Jonathan helpfully advised:
Dear Professor Adam,
Long time reader, first time commenter. I noticed on your blog that you were wondering about places to find cheap beer in the Princeton area. Frankly, I would avoid all liquor stores in Princeton Borough at all costs (e.g., Community Liquors, Princeton Liqours, etc.), since their prices are much too high. The one crucial liquor exception is the Princeton Corkscrew wine shop on Hulfish, which is superb. When buying bottled beer, instead I normally head to:
1) Joe Canal’s on Route 1 South, in the Hooters, Shop-Rite, Men’s Wearhouse shopping center. Their prices are not great, but certainly lower than in Princeton Borough, and their selection of foreign beers and decent domestic ones is ok.
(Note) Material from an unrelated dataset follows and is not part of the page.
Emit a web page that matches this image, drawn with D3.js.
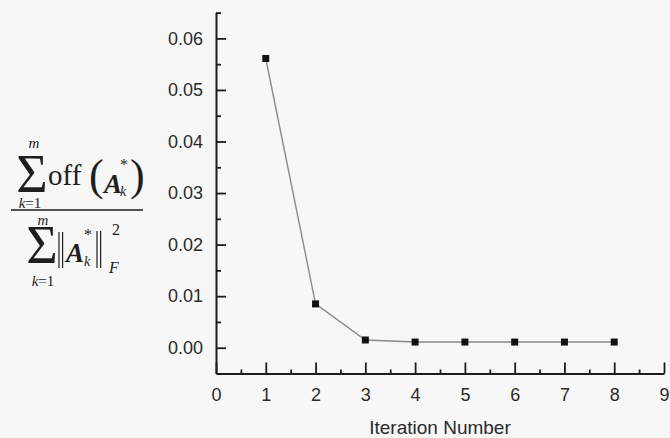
<!DOCTYPE html>
<html><head><meta charset="utf-8">
<script src="https://cdn.jsdelivr.net/npm/d3@7"></script>
<style>body{margin:0;background:#f7f7f7} svg{display:block}</style>
</head><body>
<svg id="chart" width="670" height="438"></svg>
<script>
const iterations = [1, 2, 3, 4, 5, 6, 7, 8];
const ratioValues = [0.0561, 0.0085, 0.0015, 0.0011, 0.0011, 0.0011, 0.0011, 0.0011];
const xTickValues = [0, 1, 2, 3, 4, 5, 6, 7, 8, 9];
const xMinorTicks = [0.5, 1.5, 2.5, 3.5, 4.5, 5.5, 6.5, 7.5, 8.5];
const yTickValues = [0, 0.01, 0.02, 0.03, 0.04, 0.05, 0.06];
const yMinorTicks = [0.005, 0.015, 0.025, 0.035, 0.045, 0.055, 0.065];
const xTitle = "Iteration Number";

const svg = d3.select("#chart");
svg.append("rect").attr("width", 670).attr("height", 438).attr("fill", "#f7f7f7");

const x = d3.scaleLinear().domain([0, 9]).range([216, 664]);
const y = d3.scaleLinear().domain([-0.005, 0.065]).range([373.5, 12.6]);

const font = "'Liberation Sans', Arial, sans-serif";
const axisColor = "#1c1c1c";
const textColor = "#2a2a2a";

// Y axis (major)
svg.append("g").attr("transform", "translate(216,0)")
  .call(d3.axisLeft(y).tickValues(yTickValues).tickFormat(d3.format(".2f"))
    .tickSizeInner(-10).tickSizeOuter(0).tickPadding(13));
// Y minor
const yMinor = svg.append("g").attr("transform", "translate(216,0)")
  .call(d3.axisLeft(y).tickValues(yMinorTicks).tickFormat("").tickSizeInner(-5).tickSizeOuter(0));
yMinor.select(".domain").remove();

// X axis
svg.append("g").attr("transform", "translate(0,373.5)")
  .call(d3.axisBottom(x).tickValues(xTickValues).tickFormat(d3.format("d"))
    .tickSizeInner(-11).tickSizeOuter(0).tickPadding(15));
const xMinor = svg.append("g").attr("transform", "translate(0,373.5)")
  .call(d3.axisBottom(x).tickValues(xMinorTicks).tickFormat("").tickSizeInner(-4).tickSizeOuter(0));
xMinor.select(".domain").remove();

svg.selectAll(".domain").attr("stroke", axisColor).attr("stroke-width", 2);
svg.selectAll(".tick line").attr("stroke", axisColor).attr("stroke-width", 1.8);
svg.selectAll(".tick text").attr("font-family", font).attr("font-size", 18).attr("fill", textColor);

// X title
svg.append("text").attr("x", 440).attr("y", 434).attr("text-anchor", "middle")
  .attr("font-family", font).attr("font-size", 19).attr("fill", textColor).text(xTitle);

// Line + markers
const line = d3.line().x((d, i) => x(iterations[i])).y(d => y(d));
svg.append("path").datum(ratioValues).attr("d", line)
  .attr("fill", "none").attr("stroke", "#8a8a8a").attr("stroke-width", 1.4);
svg.selectAll("rect.pt").data(ratioValues).enter().append("rect").attr("class", "pt")
  .attr("x", (d, i) => x(iterations[i]) - 3.5).attr("y", d => y(d) - 3.5)
  .attr("width", 7).attr("height", 7).attr("fill", "#111");

// Y-axis label formula
const serif = "'Liberation Serif', 'Times New Roman', serif";
const ink = "#1e1e1e";
const f = svg.append("g").attr("font-family", serif).attr("fill", ink);
function t(txt, px, py, size, opts = {}) {
  const e = f.append("text").attr("x", px).attr("y", py).attr("font-size", size).text(txt);
  if (opts.italic) e.attr("font-style", "italic");
  if (opts.bold) e.attr("font-weight", "bold");
  if (opts.anchor) e.attr("text-anchor", opts.anchor);
  return e;
}
function limits(px, py) {
  const e = f.append("text").attr("x", px).attr("y", py).attr("font-size", 15).attr("text-anchor", "middle");
  e.append("tspan").attr("font-style", "italic").text("k");
  e.append("tspan").text("=1");
}
function bars(px, y1, y2) {
  [0, 3.6].forEach(o => f.append("line").attr("x1", px + o).attr("x2", px + o)
    .attr("y1", y1).attr("y2", y2).attr("stroke", ink).attr("stroke-width", 1.2));
}
// numerator
t("\u03A3", 32, 192, 54, {anchor: "middle"});
t("m", 34, 148, 15, {italic: true, anchor: "middle"});
limits(30, 208);
t("off", 48, 185, 29);
t("(", 89, 190, 44);
t("A", 104, 193, 27, {italic: true, bold: true});
t("k", 120, 196, 14, {italic: true});
t("*", 120, 170, 16);
t(")", 130, 190, 44);
// fraction bar
f.append("line").attr("x1", 11).attr("x2", 143).attr("y1", 210).attr("y2", 210)
  .attr("stroke", ink).attr("stroke-width", 1.4);
// denominator
t("\u03A3", 42, 263, 54, {anchor: "middle"});
t("m", 43, 225, 15, {italic: true, anchor: "middle"});
limits(43, 286);
bars(59, 232, 268);
t("A", 66, 262, 27, {italic: true, bold: true});
t("k", 84, 266, 14, {italic: true});
t("*", 84, 240, 16);
bars(97, 231, 268);
t("2", 112, 235, 16);
t("F", 109, 273, 16, {italic: true});
</script>
</body></html>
2) Wegman’s grocery store near Target on Route 1 South. Again, cheaper than Princeton but less selection than Joe Canal’s for about the same price.
I hope this helps get you started.
PS: I am a recent PTS MDiv grad and an incoming ThM student in New Testament, also at PTS. I look forward to seeing you around campus and town.
[Thanks a million, Jonathan. I gritted my teeth and bought over-priced beer again yesterday; it was the end of the day, and I wanted to get home promptly to feed the dog, so I stopped at a Borough venue. I picked a six-pack of Tsingtao, which for some reason was less expensive than Sam Adams — almost what one would have paid in Illinois. But I’ll go to Wegman’s soon, and will check out Joe Canal’s too.
And I look forward to meeting you — perhaps a cup of coffee at Mackay someday, or at a downtown establishment?]
I think it was Danna Fewell who said that any biblical scholar worth her salt could fake a chiasm.
But who am I to complain too much — I “found” a chiasm in Isa 25 and that gave me a structure for a whole chapter of the dissertation.
Glad you’re settling in well in Princeton — but I only know where to get good beer in Richmond.